This Isn’t a Food System. It’s Supermarket Hegemony.

Alfred Henry Lewis once warned that we are only nine meals from anarchy. That’s not a historical truth, it's a warning.

Right now in Ireland, there are just 60 commercial vegetable growers left.
In the late 1990s, there were around 600.

And the number is still falling.

A major carrot grower in Wexford — one of the backbone suppliers in the country — has recently exited the industry. Not because they forgot how to grow food, but because the numbers simply no longer stack up.

Year after year, supermarkets push prices downward.
Growers are expected to absorb rising costs — labour, energy, fuel — and still produce perfect food for less money. The current fuel situation will only tighten that pressure further.

So when a grower walks away, they’re not replaced.
Young people aren’t entering the sector. The risk is too high, and the returns too low.

Of the 60 growers that remain, 52 are producing just one or two crops, often tied to a single supermarket contract.

At the same time, five supermarket chains control roughly 93% of the Irish grocery market.

So let’s call it what it is:

This isn’t a healthy food system.
It’s supermarket hegemony.

A fragile, highly concentrated supply chain — controlled at the top and hollowed out at the bottom.

We are losing growers faster than we are replacing them.
And nobody seems to be asking what happens when we reach 50… 40… or fewer.

Because when the growers are gone, they’re gone.

A European Problem — But Not an Equal One

Across Europe, growers are under pressure.

Countries like Netherlands, Spain and France have all seen farm numbers decline due to:

Retail consolidation 

Rising input costs 

Imports undercutting local produce 

Unfair supermarket standards 

But those countries still have something Ireland is rapidly losing:

Scale. Infrastructure. Depth. They are still farming a similar amount of land for vegetables. 

Why Ireland Is More Exposed

Ireland hasn’t just declined — in vegetables, it has collapsed.

1. A Small, Isolated Market

Ireland has no meaningful wholesale system like France, limited export scale, and relies heavily on imports. When a local grower disappears, there is no one to replace them.

2. Retail Power Concentration

With 93% of the market controlled by five players, most growers have one buyer and no leverage. In larger countries, growers still have multiple routes to market. Here, many have just one.

3. Lack of support for Production Infrastructure

Countries like Netherlands, backed by favourable loans from state supported banks have built vast protected growing systems. Irish growers received no such support and so has very little in comparison — meaning shorter seasons, higher risk, and less consistency.

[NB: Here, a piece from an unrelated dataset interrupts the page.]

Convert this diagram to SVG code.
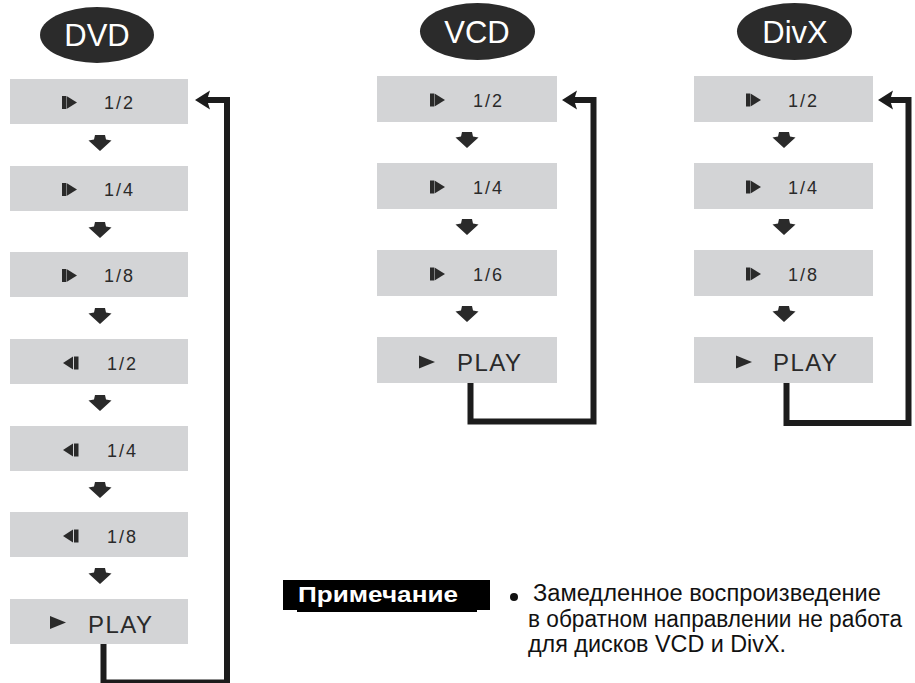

4. Policy Neglect at Government Level. 

Irish agriculture has focused on beef and dairy. Horticulture has been left behind — underfunded, under-supported, and without any long-term strategy. Our current so called minister for Horticulture is a gombeen in a flat cap who wouldn’t know a carrot from a block of cheddar cheese. 

5. The Cost Squeeze

Ireland is an expensive place to grow food. Labour, land, and energy costs are high — but growers are expected to compete with EU pricing dictated by indigenous supermarkets.

The result is simple:

👉 High costs + falling prices = growers exiting and no replacement. 

The Reality We’re Facing

Every country in Europe is losing growers.

But most still have:

Depth 

Alternatives 

Resilience 

Ireland doesn’t.

We have:

Very few growers left 

Limited crop diversity 

Heavy reliance on a handful of retailers 

Growing dependence on imports 

The Real Risk

If a grower exits in Spain, the system absorbs it.

If a grower exits in Ireland…
you feel it immediately.

That’s the difference.

We are relying more and more on imports, and in an uncertain world, how certain are we that we can continue to import even basic food stuffs. 

What if there is a war?

What if fuel supply dries up?

What if our supply lines are cut?

These are all risks we would have laughed at a few short years ago, yet now they feel somehow imminent.

And it brings us back to the same uncomfortable truth:

Nine meals. That’s all it ever takes.